• Santa Dennis, a Kamilaroi man, donning as Santa in Newcastle for the last 10 years. (Supplied)Source: Supplied
Major shopping malls are making an effort to better reflect the communities they serve.
By
Sophie Verass

21 Dec 2016 - 10:13 AM  UPDATED 21 Dec 2016 - 10:16 AM

Larry Jefferson has been donning himself as Father Christmas since 1999, but this year he got the promotion of a lifetime - he is not only portraying Santa at the Mall of America; the largest shopping mall in the US, but in the 24 years that the shopping mall has offered this service, Jefferson is proudly the first black Santa to grace the workshop.

This holiday season, the mid-50s former US Army veteran has been meeting the Minnesota community as a jolly Santa, wearing the signature red and white suit, with some families travelling hours to greet the unique Father Christmas.

“There need to be more Santas of Colour, because this is America, and kids need to see a Santa that looks like them,” Jefferson told the Washington Post. “That helps kids to identify with the love and spirit of the holiday, you know?”
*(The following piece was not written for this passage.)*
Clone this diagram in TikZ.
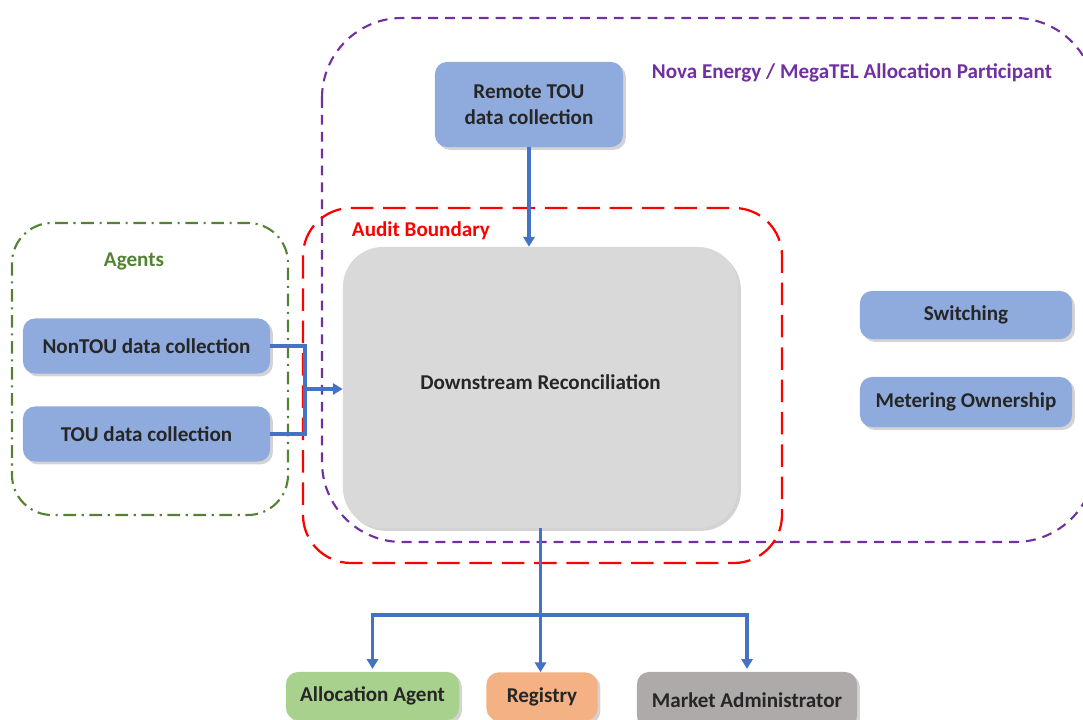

Jefferson was scouted by the Mall of America at the annual Santa Claus convention in July this year, which draws over 800 Santa and Mrs. Clauses. The mission was to recruit a Santa of colour and celebrate the diversity of people in the country. However, black or not, Mr Jefferson who has been donning himself as Father Christmas for nearly 17 years and embodies the persona like it’s second nature to him, was the ideal candidate on a number of levels.

While there has been an overwhelming positive response from the community, with patrons commending the push toward inclusivity, the employment has been deemed as ‘controversial’. One local newspaper who reported on the story had to shut down its comment section after a torrent of racist abuse and many aired their grievances on social media to boycott the shopping mall.

While the Mall of America introduces an ethnically diverse Santa just this year, Australia has been welcoming Father Christmases of different backgrounds for a long time.

Westfield Australia works with an agency who places different Santas in their variety of malls, with two Indigenous Santas employed at their highest profiled malls – one of which have been serving the community for 10 years!

A spokesperson for Westfield Australia told NITV,

“Our philosophy is that our employees should represent the communities in which we operate  - and that, of course -  is a diverse group.

The criteria for our Santas, which are sourced through the agency who we work closely with over the Christmas period, is to be jolly, kind, like talking to children and of course have all the necessary safety checks in order.”

Santa Dennis at Kotara Westfield is a proud Kamilaroi man has been meeting and greeting the Newcastle community annually for nearly a decade. He says he enjoys having the opportunity to meet people of all different backgrounds.

“I believe it is important to accept and respect all people of all ethnicities, their cultures and beliefs. Australia is our shared home I believe we should embrace multiculturalism during this special time of year,” he told NITV.

“What I love most about my job is seeing the magic created after each photo with boys and girls, their parents and grandparents, friends and families. When they walk away with such as sense of happiness – that’s what Christmas means to me.”